**Material**

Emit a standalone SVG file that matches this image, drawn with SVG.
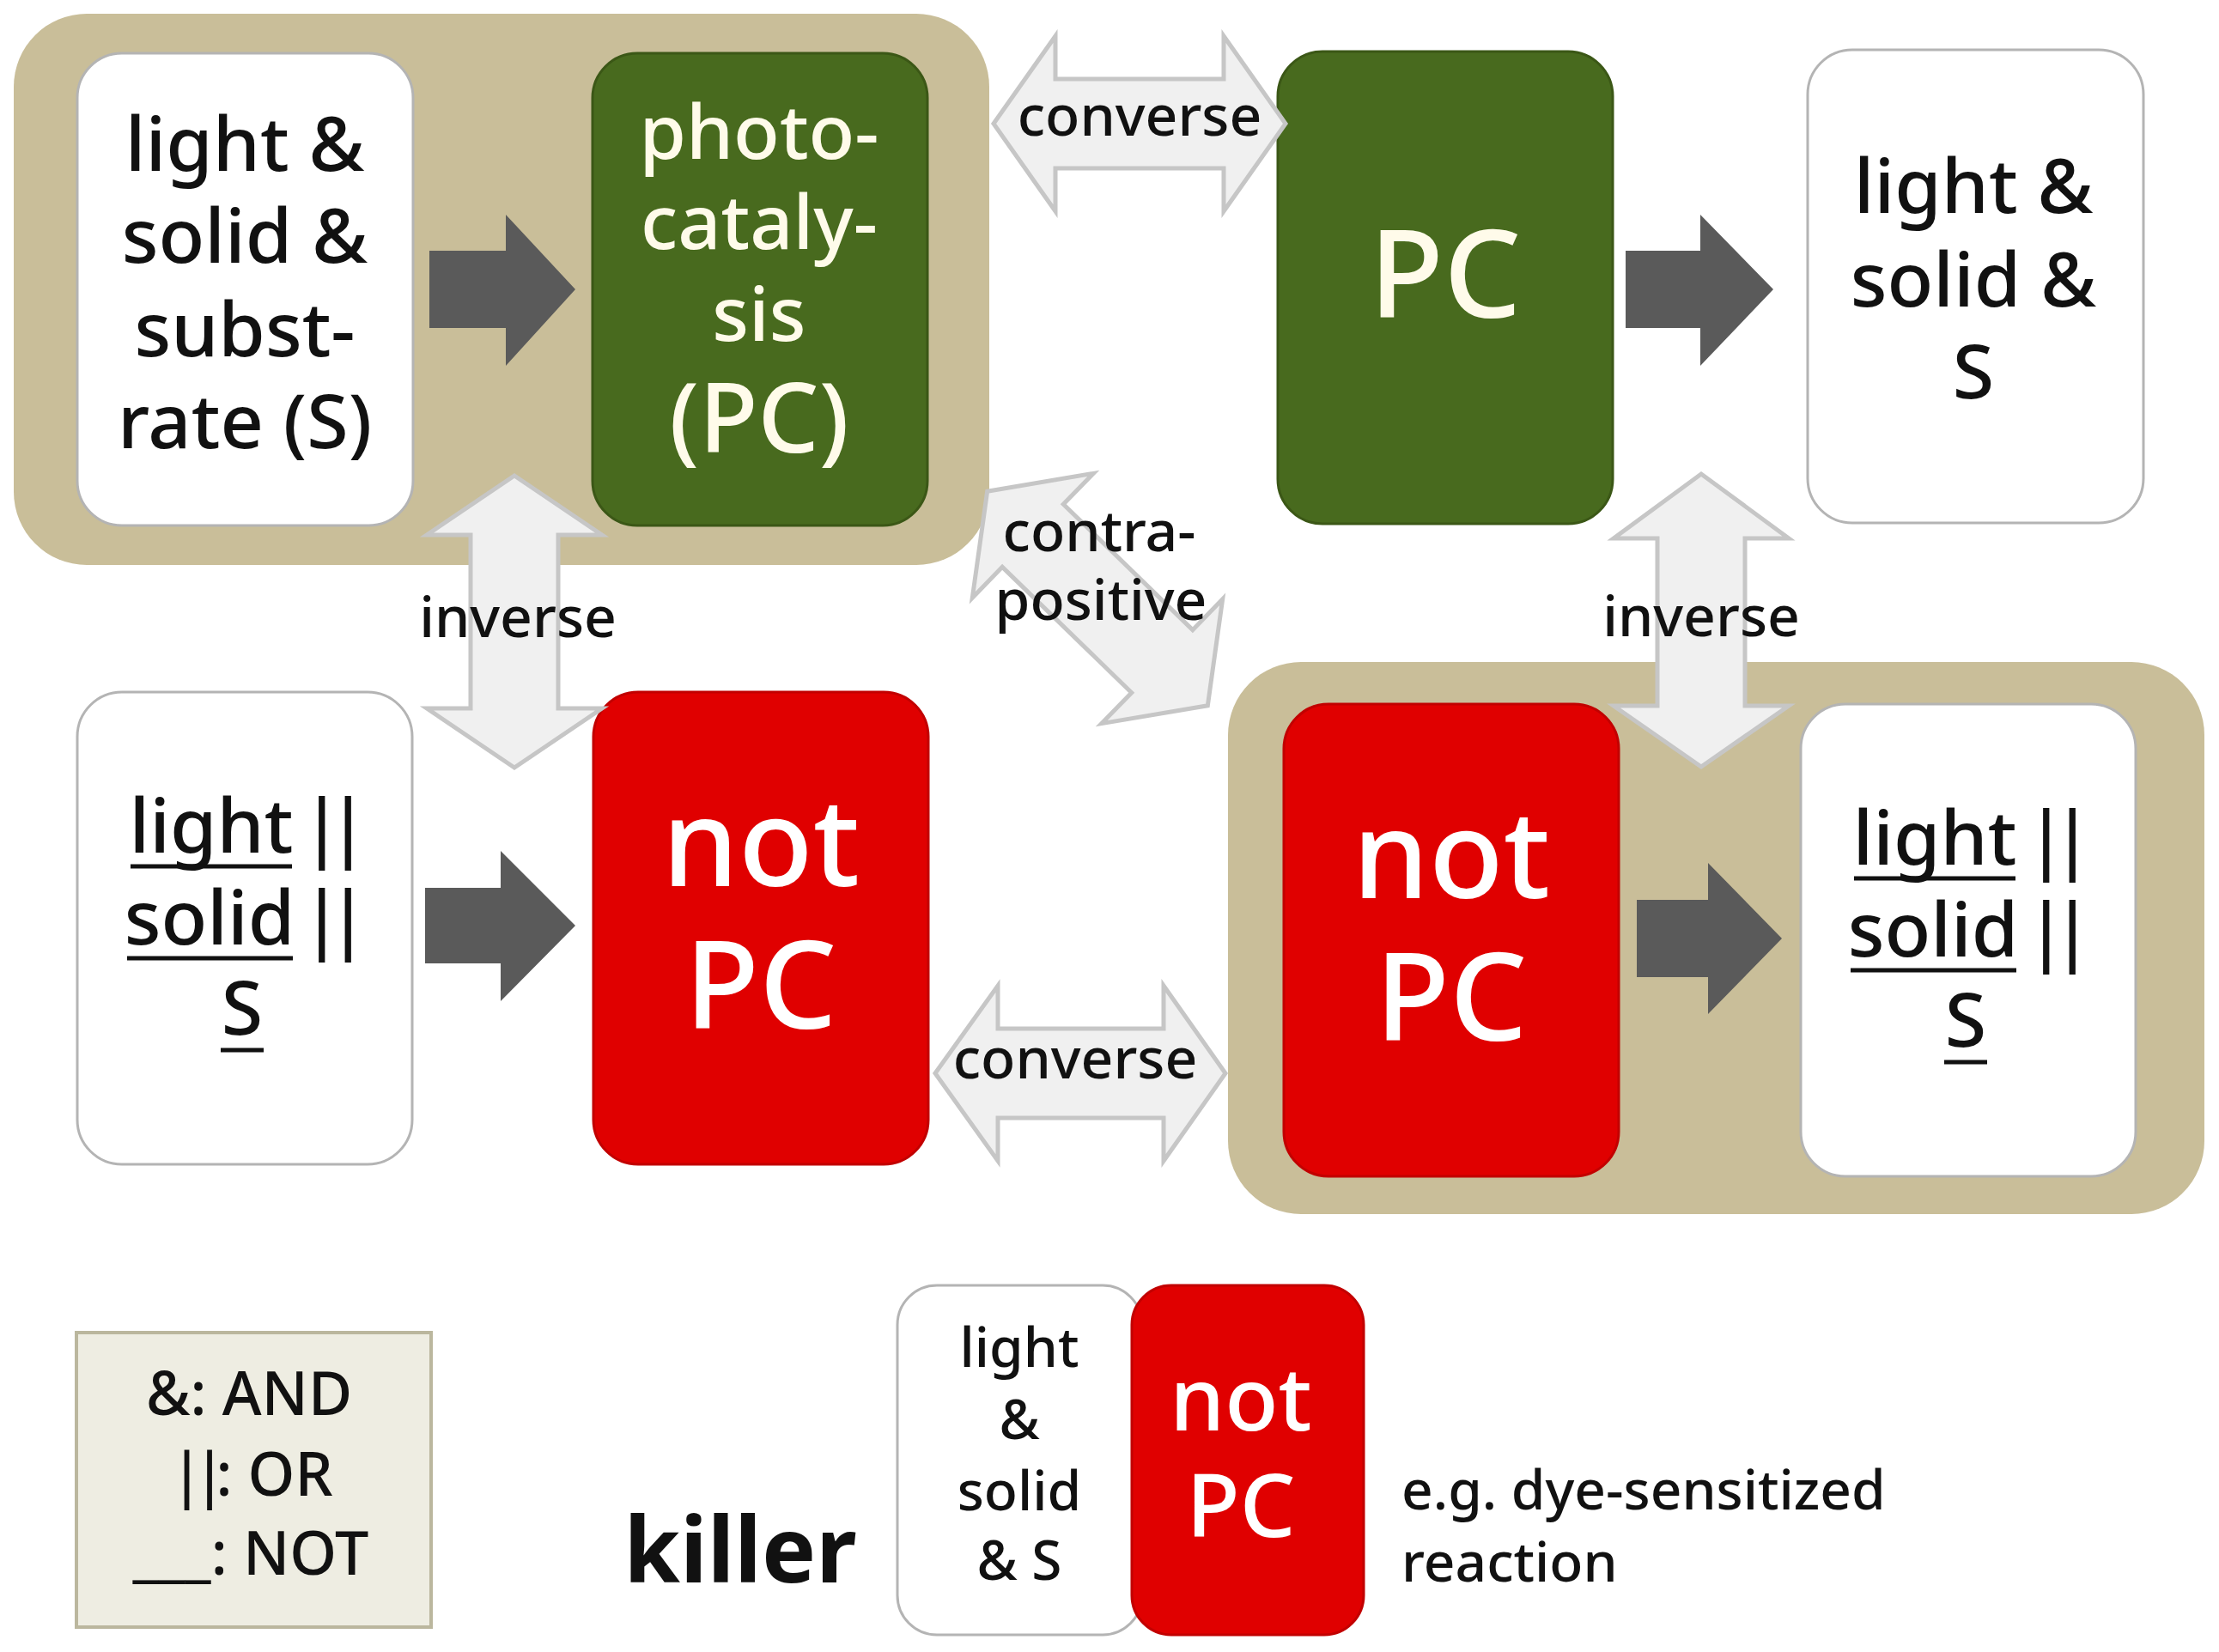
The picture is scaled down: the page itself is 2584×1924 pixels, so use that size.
<svg xmlns="http://www.w3.org/2000/svg" width="2584" height="1924" viewBox="0 0 2584 1924">
<style>
text{font-family:"Noto Sans","Open Sans","Liberation Sans",sans-serif;font-weight:500}
.grp{fill:#c9be99}
.wbox{fill:#ffffff;stroke:#b4b4b4;stroke-width:3}
.gbox{fill:#486a1e;stroke:#3b5716;stroke-width:3}
.rbox{fill:#e00000;stroke:#c20000;stroke-width:3}
.dark{fill:#5a5a5a}
.light{fill:#f0f0f0;stroke:#c6c6c6;stroke-width:5;stroke-linejoin:miter}
.bt{fill:#111111;font-size:88px;text-anchor:middle}
.wt{fill:#fffbea;font-size:88px;text-anchor:middle}
.big{fill:#ffffff;font-size:142px;text-anchor:middle}
.lab{fill:#111111;font-size:66px;text-anchor:middle}
.bars{letter-spacing:-18px}
.ul{stroke:#111111;stroke-width:5}
</style>

<g id="group-top-left">
  <rect class="grp" x="16" y="16" width="1136" height="642" rx="85"/>
</g>
<g id="group-bottom-right">
  <rect class="grp" x="1430" y="771" width="1137" height="643" rx="85"/>
</g>

<g id="node-conditions-tl">
  <rect class="wbox" x="90" y="62" width="391" height="550" rx="52"/>
  <text class="bt" x="285" y="199">light &amp;</text>
  <text class="bt" x="285" y="306">solid &amp;</text>
  <text class="bt" x="285" y="415">subst-</text>
  <text class="bt" x="285" y="522">rate (S)</text>
</g>

<g id="node-photocatalysis">
  <rect class="gbox" x="690" y="62" width="390" height="550" rx="52"/>
  <text class="wt" x="884" y="185">photo-</text>
  <text class="wt" x="884" y="290">cataly-</text>
  <text class="wt" x="884" y="397">sis</text>
  <text class="wt" x="884" y="527" style="font-size:112px">(PC)</text>
</g>

<g id="node-pc-tr">
  <rect class="gbox" x="1488" y="60" width="390" height="550" rx="52"/>
  <text class="big" x="1683" y="370" style="fill:#fffbea">PC</text>
</g>

<g id="node-conditions-tr">
  <rect class="wbox" x="2105" y="58" width="391" height="551" rx="52"/>
  <text class="bt" x="2298" y="248">light &amp;</text>
  <text class="bt" x="2298" y="357">solid &amp;</text>
  <text class="bt" x="2298" y="464">S</text>
</g>

<g id="node-notconditions-bl">
  <rect class="wbox" x="90" y="806" width="390" height="550" rx="52"/>
  <text class="bt" x="246" y="993">light</text>
  <text class="bt bars" x="381" y="993">||</text>
  <line class="ul" x1="152" y1="1009" x2="340" y2="1009"/>
  <text class="bt" x="244" y="1100">solid</text>
  <text class="bt bars" x="381" y="1100">||</text>
  <line class="ul" x1="148" y1="1116" x2="341" y2="1116"/>
  <text class="bt" x="282" y="1205">S</text>
  <line class="ul" x1="257" y1="1223" x2="307" y2="1223"/>
</g>

<g id="node-notpc-bl">
  <rect class="rbox" x="691" y="806" width="390" height="550" rx="52"/>
  <text class="big" x="886" y="1032">not</text>
  <text class="big" x="886" y="1198">PC</text>
</g>

<g id="node-notpc-br">
  <rect class="rbox" x="1495" y="820" width="390" height="550" rx="52"/>
  <text class="big" x="1690" y="1046">not</text>
  <text class="big" x="1690" y="1212">PC</text>
</g>

<g id="node-notconditions-br">
  <rect class="wbox" x="2097" y="820" width="390" height="550" rx="52"/>
  <text class="bt" x="2253" y="1007">light</text>
  <text class="bt bars" x="2389" y="1007">||</text>
  <line class="ul" x1="2159" y1="1023" x2="2347" y2="1023"/>
  <text class="bt" x="2251" y="1114">solid</text>
  <text class="bt bars" x="2389" y="1114">||</text>
  <line class="ul" x1="2155" y1="1130" x2="2348" y2="1130"/>
  <text class="bt" x="2289" y="1219">S</text>
  <line class="ul" x1="2264" y1="1237" x2="2314" y2="1237"/>
</g>

<g id="connectors">
  <polygon class="dark" points="500,292 589,292 589,250 670,337 589,426 589,382 500,382"/>
  <polygon class="dark" points="1893,292 1980,292 1980,250 2065,337 1980,426 1980,382 1893,382"/>
  <polygon class="dark" points="495,1034 583,1034 583,991 670,1078 583,1166 583,1122 495,1122"/>
  <polygon class="dark" points="1906,1048 1989,1048 1989,1005 2075,1093 1989,1181 1989,1138 1906,1138"/>

  <polygon class="light" points="1157,144 1229,42 1229,92 1425,92 1425,42 1497,144 1425,246 1425,196 1229,196 1229,246"/>
  <polygon class="light" points="1089,1250 1162,1148 1162,1198 1355,1198 1355,1148 1427,1250 1355,1352 1355,1302 1162,1302 1162,1352"/>
  <polygon class="light" points="599,554 701,623 650,623 650,825 701,825 599,894 497,825 548,825 548,623 497,623"/>
  <polygon class="light" points="1981,552 2083,627 2032,627 2032,822 2083,822 1981,893 1879,822 1930,822 1930,627 1879,627"/>
  <polygon class="light" transform="translate(1278,697) rotate(44.2)" points="-179,0 -105,-101 -105,-51 105,-51 105,-101 179,0 105,101 105,51 -105,51 -105,101"/>

  <text class="lab" x="1327" y="158">converse</text>
  <text class="lab" x="1252" y="1256">converse</text>
  <text class="lab" x="603" y="742">inverse</text>
  <text class="lab" x="1981" y="741">inverse</text>
  <text class="lab" x="1280" y="642">contra-</text>
  <text class="lab" x="1282" y="722">positive</text>
</g>

<g id="legend">
  <rect x="89" y="1552" width="413" height="343" fill="#eeede2" stroke="#bbb79e" stroke-width="4"/>
  <text class="lab" x="290" y="1648" style="font-size:70px">&amp;: AND</text>
  <text class="lab" x="293" y="1742" style="font-size:70px"><tspan style="letter-spacing:-12px">||</tspan>: OR</text>
  <text class="lab" x="292" y="1834" style="font-size:70px">___: NOT</text>
</g>

<g id="killer">
  <text x="862" y="1843" style="fill:#111111;font-size:106px;font-weight:bold;text-anchor:middle">killer</text>
  <rect class="wbox" x="1045" y="1497" width="285" height="407" rx="46"/>
  <rect class="rbox" x="1318" y="1497" width="270" height="407" rx="46"/>
  <text class="lab" x="1187" y="1592" style="font-size:64px">light</text>
  <text class="lab" x="1187" y="1676" style="font-size:64px">&amp;</text>
  <text class="lab" x="1187" y="1759" style="font-size:64px">solid</text>
  <text class="lab" x="1187" y="1840" style="font-size:64px">&amp; S</text>
  <text class="big" x="1445" y="1666" style="font-size:102px">not</text>
  <text class="big" x="1445" y="1790" style="font-size:102px">PC</text>
  <text x="1632" y="1758" style="fill:#111111;font-size:64px">e.g. dye-sensitized</text>
  <text x="1632" y="1842" style="fill:#111111;font-size:64px">reaction</text>
</g>
</svg>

**Exercise**
Repeat the full listing above exactly, with no pictures in the copy.

**Written answer**
Emit a standalone SVG file that matches this image, drawn with SVG.
The picture is scaled down: the page itself is 2584×1924 pixels, so use that size.
<svg xmlns="http://www.w3.org/2000/svg" width="2584" height="1924" viewBox="0 0 2584 1924">
<style>
text{font-family:"Noto Sans","Open Sans","Liberation Sans",sans-serif;font-weight:500}
.grp{fill:#c9be99}
.wbox{fill:#ffffff;stroke:#b4b4b4;stroke-width:3}
.gbox{fill:#486a1e;stroke:#3b5716;stroke-width:3}
.rbox{fill:#e00000;stroke:#c20000;stroke-width:3}
.dark{fill:#5a5a5a}
.light{fill:#f0f0f0;stroke:#c6c6c6;stroke-width:5;stroke-linejoin:miter}
.bt{fill:#111111;font-size:88px;text-anchor:middle}
.wt{fill:#fffbea;font-size:88px;text-anchor:middle}
.big{fill:#ffffff;font-size:142px;text-anchor:middle}
.lab{fill:#111111;font-size:66px;text-anchor:middle}
.bars{letter-spacing:-18px}
.ul{stroke:#111111;stroke-width:5}
</style>

<g id="group-top-left">
  <rect class="grp" x="16" y="16" width="1136" height="642" rx="85"/>
</g>
<g id="group-bottom-right">
  <rect class="grp" x="1430" y="771" width="1137" height="643" rx="85"/>
</g>

<g id="node-conditions-tl">
  <rect class="wbox" x="90" y="62" width="391" height="550" rx="52"/>
  <text class="bt" x="285" y="199">light &amp;</text>
  <text class="bt" x="285" y="306">solid &amp;</text>
  <text class="bt" x="285" y="415">subst-</text>
  <text class="bt" x="285" y="522">rate (S)</text>
</g>

<g id="node-photocatalysis">
  <rect class="gbox" x="690" y="62" width="390" height="550" rx="52"/>
  <text class="wt" x="884" y="185">photo-</text>
  <text class="wt" x="884" y="290">cataly-</text>
  <text class="wt" x="884" y="397">sis</text>
  <text class="wt" x="884" y="527" style="font-size:112px">(PC)</text>
</g>

<g id="node-pc-tr">
  <rect class="gbox" x="1488" y="60" width="390" height="550" rx="52"/>
  <text class="big" x="1683" y="370" style="fill:#fffbea">PC</text>
</g>

<g id="node-conditions-tr">
  <rect class="wbox" x="2105" y="58" width="391" height="551" rx="52"/>
  <text class="bt" x="2298" y="248">light &amp;</text>
  <text class="bt" x="2298" y="357">solid &amp;</text>
  <text class="bt" x="2298" y="464">S</text>
</g>

<g id="node-notconditions-bl">
  <rect class="wbox" x="90" y="806" width="390" height="550" rx="52"/>
  <text class="bt" x="246" y="993">light</text>
  <text class="bt bars" x="381" y="993">||</text>
  <line class="ul" x1="152" y1="1009" x2="340" y2="1009"/>
  <text class="bt" x="244" y="1100">solid</text>
  <text class="bt bars" x="381" y="1100">||</text>
  <line class="ul" x1="148" y1="1116" x2="341" y2="1116"/>
  <text class="bt" x="282" y="1205">S</text>
  <line class="ul" x1="257" y1="1223" x2="307" y2="1223"/>
</g>

<g id="node-notpc-bl">
  <rect class="rbox" x="691" y="806" width="390" height="550" rx="52"/>
  <text class="big" x="886" y="1032">not</text>
  <text class="big" x="886" y="1198">PC</text>
</g>

<g id="node-notpc-br">
  <rect class="rbox" x="1495" y="820" width="390" height="550" rx="52"/>
  <text class="big" x="1690" y="1046">not</text>
  <text class="big" x="1690" y="1212">PC</text>
</g>

<g id="node-notconditions-br">
  <rect class="wbox" x="2097" y="820" width="390" height="550" rx="52"/>
  <text class="bt" x="2253" y="1007">light</text>
  <text class="bt bars" x="2389" y="1007">||</text>
  <line class="ul" x1="2159" y1="1023" x2="2347" y2="1023"/>
  <text class="bt" x="2251" y="1114">solid</text>
  <text class="bt bars" x="2389" y="1114">||</text>
  <line class="ul" x1="2155" y1="1130" x2="2348" y2="1130"/>
  <text class="bt" x="2289" y="1219">S</text>
  <line class="ul" x1="2264" y1="1237" x2="2314" y2="1237"/>
</g>

<g id="connectors">
  <polygon class="dark" points="500,292 589,292 589,250 670,337 589,426 589,382 500,382"/>
  <polygon class="dark" points="1893,292 1980,292 1980,250 2065,337 1980,426 1980,382 1893,382"/>
  <polygon class="dark" points="495,1034 583,1034 583,991 670,1078 583,1166 583,1122 495,1122"/>
  <polygon class="dark" points="1906,1048 1989,1048 1989,1005 2075,1093 1989,1181 1989,1138 1906,1138"/>

  <polygon class="light" points="1157,144 1229,42 1229,92 1425,92 1425,42 1497,144 1425,246 1425,196 1229,196 1229,246"/>
  <polygon class="light" points="1089,1250 1162,1148 1162,1198 1355,1198 1355,1148 1427,1250 1355,1352 1355,1302 1162,1302 1162,1352"/>
  <polygon class="light" points="599,554 701,623 650,623 650,825 701,825 599,894 497,825 548,825 548,623 497,623"/>
  <polygon class="light" points="1981,552 2083,627 2032,627 2032,822 2083,822 1981,893 1879,822 1930,822 1930,627 1879,627"/>
  <polygon class="light" transform="translate(1278,697) rotate(44.2)" points="-179,0 -105,-101 -105,-51 105,-51 105,-101 179,0 105,101 105,51 -105,51 -105,101"/>

  <text class="lab" x="1327" y="158">converse</text>
  <text class="lab" x="1252" y="1256">converse</text>
  <text class="lab" x="603" y="742">inverse</text>
  <text class="lab" x="1981" y="741">inverse</text>
  <text class="lab" x="1280" y="642">contra-</text>
  <text class="lab" x="1282" y="722">positive</text>
</g>

<g id="legend">
  <rect x="89" y="1552" width="413" height="343" fill="#eeede2" stroke="#bbb79e" stroke-width="4"/>
  <text class="lab" x="290" y="1648" style="font-size:70px">&amp;: AND</text>
  <text class="lab" x="293" y="1742" style="font-size:70px"><tspan style="letter-spacing:-12px">||</tspan>: OR</text>
  <text class="lab" x="292" y="1834" style="font-size:70px">___: NOT</text>
</g>

<g id="killer">
  <text x="862" y="1843" style="fill:#111111;font-size:106px;font-weight:bold;text-anchor:middle">killer</text>
  <rect class="wbox" x="1045" y="1497" width="285" height="407" rx="46"/>
  <rect class="rbox" x="1318" y="1497" width="270" height="407" rx="46"/>
  <text class="lab" x="1187" y="1592" style="font-size:64px">light</text>
  <text class="lab" x="1187" y="1676" style="font-size:64px">&amp;</text>
  <text class="lab" x="1187" y="1759" style="font-size:64px">solid</text>
  <text class="lab" x="1187" y="1840" style="font-size:64px">&amp; S</text>
  <text class="big" x="1445" y="1666" style="font-size:102px">not</text>
  <text class="big" x="1445" y="1790" style="font-size:102px">PC</text>
  <text x="1632" y="1758" style="fill:#111111;font-size:64px">e.g. dye-sensitized</text>
  <text x="1632" y="1842" style="fill:#111111;font-size:64px">reaction</text>
</g>
</svg>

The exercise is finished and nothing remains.